A consortium of SNC-Lavalin, Dragados and Pennecon was contracted to build the 145-m-high concrete gravity structure for the fixed drilling platform. Kiewit was awarded a contract for fabrication, construction and integration of topsides for the project.
TechnipFMC was awarded an engineering, procurement, construction and installation (EPCI) contract by Husky Energy in August 2017. The contract included the supply and installation of subsea equipment.
Cenovus Energy has reworked its project plans and refined its cost estimates, said Alex Pourbaix, president and CEO, in a statement.
Work on the platform, which will start next year, is expected to cost $1.2 billion to $1.4 billion, with another $389 million for subsea drilling and other work, the company said. It added that a revamped royalty agreement with the Newfoundland-Labrador gpvernment will provide “safeguards to the project’s economics in periods of low commodity prices.”
By comparison, scrapping the project and decommissioning the West White Rose project would cost almost as much as completing it—up to $1.4 billion over the next five years, according to the energy firm.
Darin King, executive director of Trades N.L., which represents 16 construction and building unions, said the project "is critical to the future of our province's building trades and construction industry."
The project will generate up to 1,500 more direct and indirect jobs during construction at a fabrication site at the port of Argentia, as well as on the platform, to be located about 350 km offshore, with about 250 new permanent platform jobs also to be created, said Andrew Parsons, Newfoundland-Labrador minister of industry, energy and technology.

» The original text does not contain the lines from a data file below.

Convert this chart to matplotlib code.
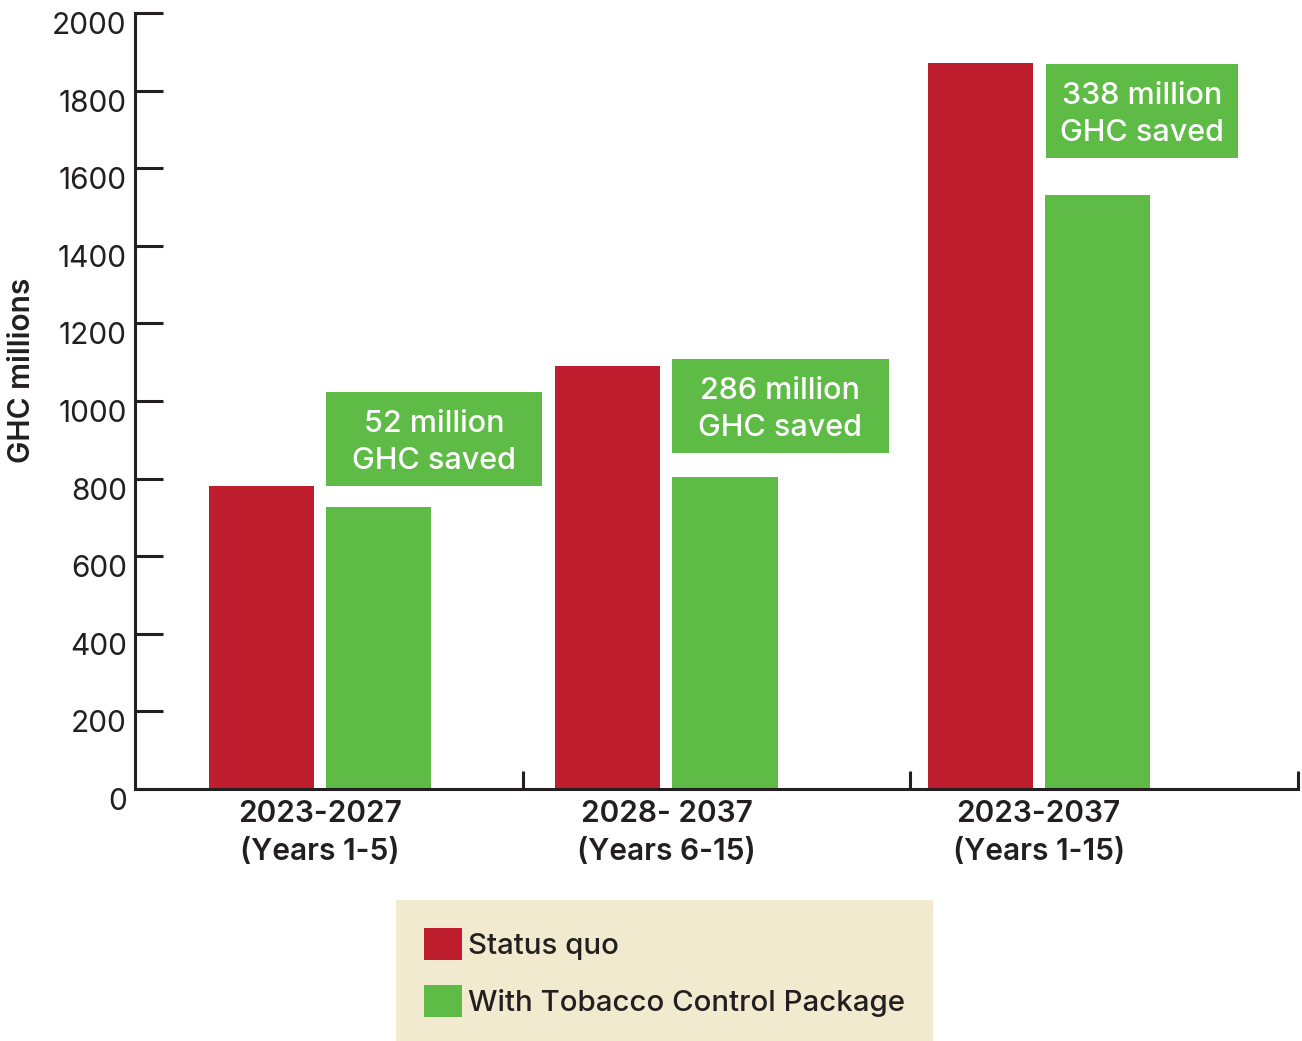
import matplotlib
matplotlib.use("Agg")
import matplotlib.pyplot as plt
import matplotlib.transforms as mtransforms
from matplotlib.patches import Rectangle

plt.rcParams["font.family"] = ["Inter", "DejaVu Sans"]

# Data
periods = ["2023-2027\n(Years 1-5)", "2028- 2037\n(Years 6-15)", "2023-2037\n(Years 1-15)"]
status_quo = [780, 1090, 1870]
with_package = [728, 804, 1532]
savings_labels = ["52 million\nGHC saved", "286 million\nGHC saved", "338 million\nGHC saved"]
series_names = ["Status quo", "With Tobacco Control Package"]
y_ticks = [0, 200, 400, 600, 800, 1000, 1200, 1400, 1600, 1800, 2000]

# Layout
RED = "#BE1E2D"
GREEN = "#5DBB46"
INK = "#231F20"
group_centers = [0.477, 1.371, 2.331]
bar_offset = 0.151
bar_width = 0.271
# savings boxes: (x0, x1, y0, y1) in data units
box_extents = [(0.493, 1.050, 781, 1023),
               (1.385, 1.945, 866, 1108),
               (2.350, 2.845, 1626, 1869)]

fig = plt.figure(figsize=(13.02, 10.41), dpi=100)
ax = fig.add_axes([135 / 1302, 1 - 789 / 1041, (1298 - 135) / 1302, (789 - 13) / 1041])

red_x = [c - bar_offset for c in group_centers]
green_x = [c + bar_offset for c in group_centers]
b1 = ax.bar(red_x, status_quo, width=bar_width, color=RED, label=series_names[0], zorder=2)
b2 = ax.bar(green_x, with_package, width=bar_width, color=GREEN, label=series_names[1], zorder=2)

for (x0, x1, y0, y1), txt in zip(box_extents, savings_labels):
    ax.add_patch(Rectangle((x0, y0), x1 - x0, y1 - y0, facecolor=GREEN,
                           edgecolor="none", zorder=3, clip_on=False))
    ax.text((x0 + x1) / 2, (y0 + y1) / 2 - 9, txt, ha="center", va="center",
            color="white", fontsize=22, fontweight="medium", linespacing=1.45,
            zorder=4)

ax.set_xlim(0, 3)
ax.set_ylim(0, 2000)

for side in ["top", "right"]:
    ax.spines[side].set_visible(False)
for side in ["left", "bottom"]:
    ax.spines[side].set_linewidth(2.2)
    ax.spines[side].set_color(INK)
    ax.spines[side].set_capstyle("projecting")

ax.set_yticks(y_ticks)
ax.set_yticklabels([str(v) for v in y_ticks])
ax.tick_params(axis="y", direction="in", length=20, width=2.2, color=INK,
               labelsize=21.5, labelcolor=INK, pad=6)
offset = mtransforms.ScaledTranslation(0, -0.10, fig.dpi_scale_trans)
for lab in ax.get_yticklabels():
    lab.set_transform(lab.get_transform() + offset)

ax.set_xticks([1, 2, 3])
ax.set_xticklabels([])
ax.tick_params(axis="x", which="major", direction="in", length=13, width=2.2, color=INK)
ax.set_xticks(group_centers, minor=True)
ax.set_xticklabels(periods, minor=True, fontsize=21.5, fontweight="semibold",
                   color=INK, linespacing=1.45)
ax.tick_params(axis="x", which="minor", length=0, pad=8)

fig.text(22 / 1302, 1 - 370 / 1041, "GHC millions", rotation=90, ha="center",
         va="center", fontsize=21.5, fontweight="semibold", color=INK)

leg = ax.legend(handles=[b1, b2], loc="upper left",
                bbox_to_anchor=(396 / 1302, 1 - 900 / 1041), bbox_transform=fig.transFigure,
                fontsize=21.2, frameon=True, fancybox=False, framealpha=1,
                facecolor="#F1EACE", edgecolor="none", handlelength=1.3,
                handleheight=1.3, handletextpad=0.2, labelspacing=0.86,
                borderpad=0.95, borderaxespad=0)
for t in leg.get_texts():
    t.set_fontweight("medium")
    t.set_color(INK)

fig.savefig("out.png", dpi=100)
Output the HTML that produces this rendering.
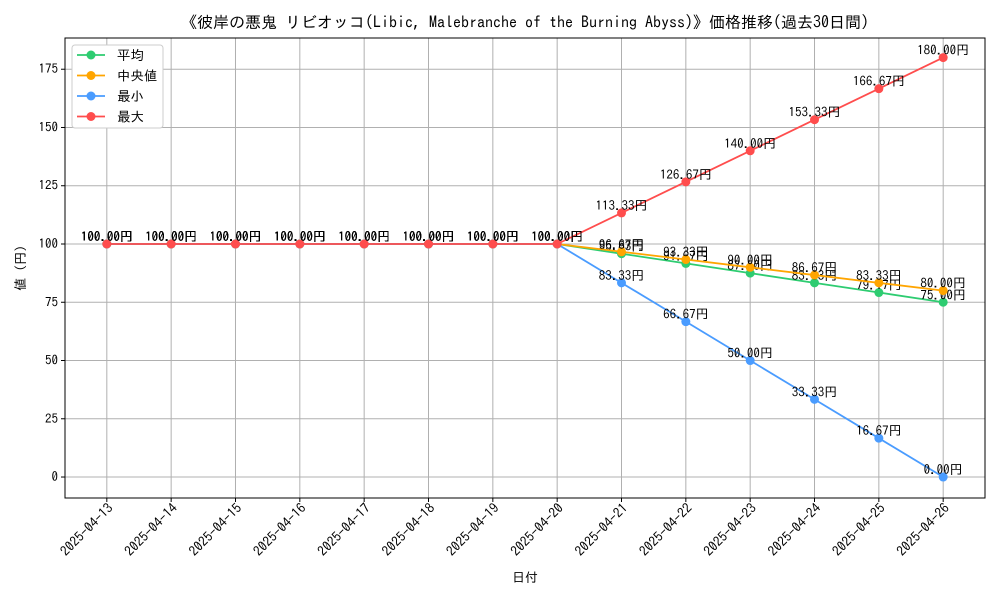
<!DOCTYPE html>
<html><head><meta charset="utf-8">
<style>
body{margin:0;background:#fff;}
svg{display:block;font-family:"IPAGothic","Liberation Mono","Noto Sans CJK JP",monospace;}
</style></head>
<body>
<svg id="chart" width="1000" height="600" xmlns="http://www.w3.org/2000/svg">
<text x="525" y="28" text-anchor="middle" font-size="16">《彼岸の悪鬼 リビオッコ(Libic, Malebranche of the Burning Abyss)》価格推移(過去30日間)</text>
<g id="grid"></g>
<g id="axes"></g>
<g id="series"></g>
<text x="525" y="582" text-anchor="middle" font-size="13">日付</text>
<text x="0" y="0" transform="translate(25,268) rotate(-90)" text-anchor="middle" font-size="13">値 (円)</text>
<g>
<rect x="72" y="45" width="91" height="83" fill="#fff" stroke="#ccc" rx="3"/>
<g id="legend-items"></g>
</g>
</svg>
<script>
const dates=["2025-04-13","2025-04-14","2025-04-15","2025-04-16","2025-04-17","2025-04-18","2025-04-19","2025-04-20","2025-04-21","2025-04-22","2025-04-23","2025-04-24","2025-04-25","2025-04-26"];
const meanVals=[100,100,100,100,100,100,100,100,95.83,91.67,87.5,83.33,79.17,75];
const medianVals=[100,100,100,100,100,100,100,100,96.67,93.33,90,86.67,83.33,80];
const minVals=[100,100,100,100,100,100,100,100,83.33,66.67,50,33.33,16.67,0];
const maxVals=[100,100,100,100,100,100,100,100,113.33,126.67,140,153.33,166.67,180];
const yTicks=[0,25,50,75,100,125,150,175];
const seriesNames=["平均","中央値","最小","最大"];
const seriesColors=["#2ecc71","#ffa500","#4a9cff","#ff4d4d"];

const NS="http://www.w3.org/2000/svg";
const L=65,R=985,T=38,B=498;
const xMin=-0.65,xMax=dates.length-1+0.65,yMin=-9,yMax=188.4;
const xs=i=>L+(i-xMin)/(xMax-xMin)*(R-L);
const ys=v=>B-(v-yMin)/(yMax-yMin)*(B-T);
function mk(tag,attrs,parent){const e=document.createElementNS(NS,tag);for(const k in attrs)e.setAttribute(k,attrs[k]);parent.appendChild(e);return e;}
const grid=document.getElementById('grid'),axes=document.getElementById('axes'),ser=document.getElementById('series');
dates.forEach((d,i)=>{
  const g=mk('line',{x1:xs(i),x2:xs(i),y1:T,y2:B,stroke:'#b0b0b0','stroke-width':1},grid);
  
  
  mk('line',{x1:xs(i),x2:xs(i),y1:B,y2:B+4,stroke:'#000'},axes);
  const t=mk('text',{x:0,y:0,'font-size':13.5,'text-anchor':'end',transform:`translate(${xs(i)+7},${B+11}) rotate(-45)`},axes);
  t.textContent=d;
  
  
});
yTicks.forEach(v=>{
  const g=mk('line',{x1:L,x2:R,y1:ys(v),y2:ys(v),stroke:'#b0b0b0','stroke-width':1},grid);
  
  
  mk('line',{x1:L-4,x2:L,y1:ys(v),y2:ys(v),stroke:'#000'},axes);
  const t=mk('text',{x:L-7,y:ys(v)+4,'font-size':13,'text-anchor':'end'},axes);
  t.textContent=v;
  
  
});
const frame=mk('rect',{x:L,y:T,width:R-L,height:B-T,fill:'none',stroke:'#000','stroke-width':1},axes);


const all=[meanVals,medianVals,minVals,maxVals];
all.forEach((vals,si)=>{
  const c=seriesColors[si];
  const g=mk('g',{},ser);
  
  
  const pl=mk('polyline',{points:vals.map((v,i)=>xs(i)+','+ys(v)).join(' '),fill:'none',stroke:c,'stroke-width':1.8},g);
  
  
  vals.forEach((v,i)=>{
    const p=mk('circle',{cx:xs(i),cy:ys(v),r:4.5,fill:c},g);
    
    
    const t=mk('text',{x:xs(i),y:ys(v)-3,'font-size':13,'text-anchor':'middle'},g);
    t.textContent=v.toFixed(2)+'円';
    
    
  });
});
const li=document.getElementById('legend-items');
seriesNames.forEach((n,i)=>{
  const y=55+i*20.5;
  const g=mk('g',{},li);
  
  
  mk('line',{x1:77,x2:105,y1:y,y2:y,stroke:seriesColors[i],'stroke-width':1.8},g);
  mk('circle',{cx:91,cy:y,r:4.5,fill:seriesColors[i]},g);
  const t=mk('text',{x:117,y:y+5,'font-size':13.5},g);
  t.textContent=n;
});
</script>
</body></html>
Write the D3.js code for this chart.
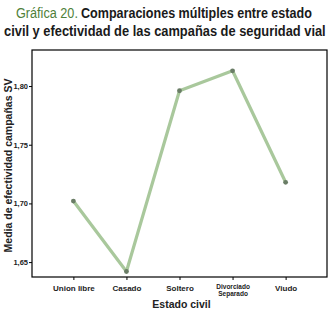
<!DOCTYPE html>
<html>
<head>
<meta charset="utf-8">
<script src="https://cdn.jsdelivr.net/npm/d3@7"></script>
<style>
  body { margin: 0; background: #fff; }
  svg { display: block; font-family: "Liberation Sans Narrow", "Liberation Sans", sans-serif; }
</style>
</head>
<body>
<div id="viz"></div>
<script>
const categories = ["Union libre", "Casado", "Soltero", "Divorciado|Separado", "Viudo"];
const means = [1.702, 1.642, 1.796, 1.813, 1.718];
const yTicks = [1.65, 1.70, 1.75, 1.80];

const width = 332;
const height = 314;
const margin = { left: 32, right: 5, top: 50, bottom: 37 };

const svg = d3.select("#viz").append("svg")
    .attr("width", width)
    .attr("height", height);

// title: squeeze each piece horizontally into the width it has in the picture
function fitText(x0, y0, w, txt, fill, weight) {
    const t = svg.append("text")
        .attr("font-size", 15.5)
        .attr("font-weight", weight)
        .attr("fill", fill)
        .text(txt);
    const s = w / t.node().getComputedTextLength();
    t.attr("transform", `translate(${x0},${y0}) scale(${s},1)`);
}
fitText(16, 18, 62, "Gráfica 20.", "#4f7f3a", 400);
fitText(81, 18, 231, "Comparaciones múltiples entre estado", "#1a1a1a", 700);
fitText(4, 36, 322, "civil y efectividad de las campañas de seguridad vial", "#1a1a1a", 700);

const x = d3.scalePoint()
    .domain(categories)
    .range([margin.left, width - margin.right])
    .padding(0.78);

const y = d3.scaleLinear()
    .domain([1.6373, 1.8307])
    .range([height - margin.bottom, margin.top]);

// frame
svg.append("rect")
    .attr("x", margin.left)
    .attr("y", margin.top)
    .attr("width", width - margin.left - margin.right)
    .attr("height", height - margin.top - margin.bottom)
    .attr("fill", "none")
    .attr("stroke", "#000")
    .attr("stroke-width", 1.2);

const fmt = d => d.toFixed(2).replace(".", ",");

const yAxis = svg.append("g")
    .attr("transform", `translate(${margin.left},0)`)
    .call(d3.axisLeft(y).tickValues(yTicks).tickFormat(fmt).tickSize(3).tickPadding(1));
yAxis.select(".domain").remove();
yAxis.selectAll("text").attr("font-size", 7.5).attr("font-weight", 700).attr("fill", "#222");

const xAxis = svg.append("g")
    .attr("transform", `translate(0,${height - margin.bottom})`)
    .call(d3.axisBottom(x).tickSize(3).tickFormat(""));
xAxis.select(".domain").remove();

xAxis.selectAll(".tick").each(function(d) {
    const parts = d.split("|");
    const t = d3.select(this).append("text")
        .attr("fill", "#222")
        .attr("font-weight", 700)
        .attr("text-anchor", "middle")
        .attr("font-size", parts.length > 1 ? 6.5 : 8);
    if (parts.length > 1) {
        parts.forEach((p, i) => t.append("tspan").attr("x", 0).attr("y", 12 + i * 6.5).text(p));
    } else {
        t.attr("y", 14).text(d);
    }
});

// axis titles
svg.append("text")
    .attr("x", (margin.left + width - margin.right) / 2 + 2)
    .attr("y", 308)
    .attr("text-anchor", "middle")
    .attr("font-weight", 700)
    .attr("font-size", 10.5)
    .attr("fill", "#222")
    .text("Estado civil");

svg.append("text")
    .attr("transform", `translate(12,${(margin.top + height - margin.bottom) / 2 + 2}) rotate(-90)`)
    .attr("text-anchor", "middle")
    .attr("font-weight", 700)
    .attr("font-size", 10.5)
    .attr("fill", "#222")
    .text("Media de efectividad campañas SV");

// line
const line = d3.line()
    .x((d, i) => x(categories[i]))
    .y(d => y(d));

svg.append("path")
    .datum(means)
    .attr("d", line)
    .attr("fill", "none")
    .attr("stroke", "#a9c89c")
    .attr("stroke-width", 3.2)
    .attr("stroke-linejoin", "round");

svg.selectAll(".pt")
    .data(means)
    .join("circle")
        .attr("class", "pt")
        .attr("cx", (d, i) => x(categories[i]))
        .attr("cy", d => y(d))
        .attr("r", 2.4)
        .attr("fill", "#6a7d66");
</script>
</body>
</html>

"Employment at the Argentia site will ramp up immediately, and increase through next year," he said. "Over its 14-year life span, this project is expected to generate nearly $20 billion in gross domestic product, and over $7 billion in labor income for the province."
The deal with Cenovus Energy also includes $100 million to "support the energy transition and other renewable initiatives," said Parsons. "We will continue to foster an environment that supports our economy by embracing renewable energy, while maximizing our low-carbon oil and gas advantage."
Project Faces Hurdles
By contrast, Equinor’s Bay du Nord project still faces serious hurdles, with the challenge of nailing down a financing package amid a lawsuit by environmental groups.
Ecojustice, an environmental law nonprofit, last month filed a lawsuit in federal court on behalf of the Sierra Club Canada and Équiterre in a bid to block the massive oil production project.
Canadian Environment and Climate Minister Steven Guilbeault approved the project in May while attaching 137 conditions, including a requirement to meet net-zero carbon emission standards by 2050.
James Gunvaldsen Klaassen, a staff lawyer for Ecojustice, contends the federal approval of Bay du Nord did not take into account the impacts of the big fossil fuel extraction project, including possible harm to marine life of oil spills and large tanker traffic. “These are large tankers that are hauling production from the Bay du Nord to the island of Newfoundland or beyond,” he said.
But in a sign of growing market interest in east coast offshore oil projects, British oil giant BP on June 13 announced it was buying Cenovus Energy's 35% stake in Bay du Nord, with Equinor remaining as lead investor. Both firms have said their investments in offshore eastern Canada represents a shift away from oil sands production.
Subject to regulatory approvals, the BP transaction is expected to close in 2022. Equinor has estimated it will make a final investment decision in Bay du Nord in two years. The project would be located in the Flemish Pass Basin, 500 km northeast of St. John's, Newfoundland, in water that is about 1,200 m deep.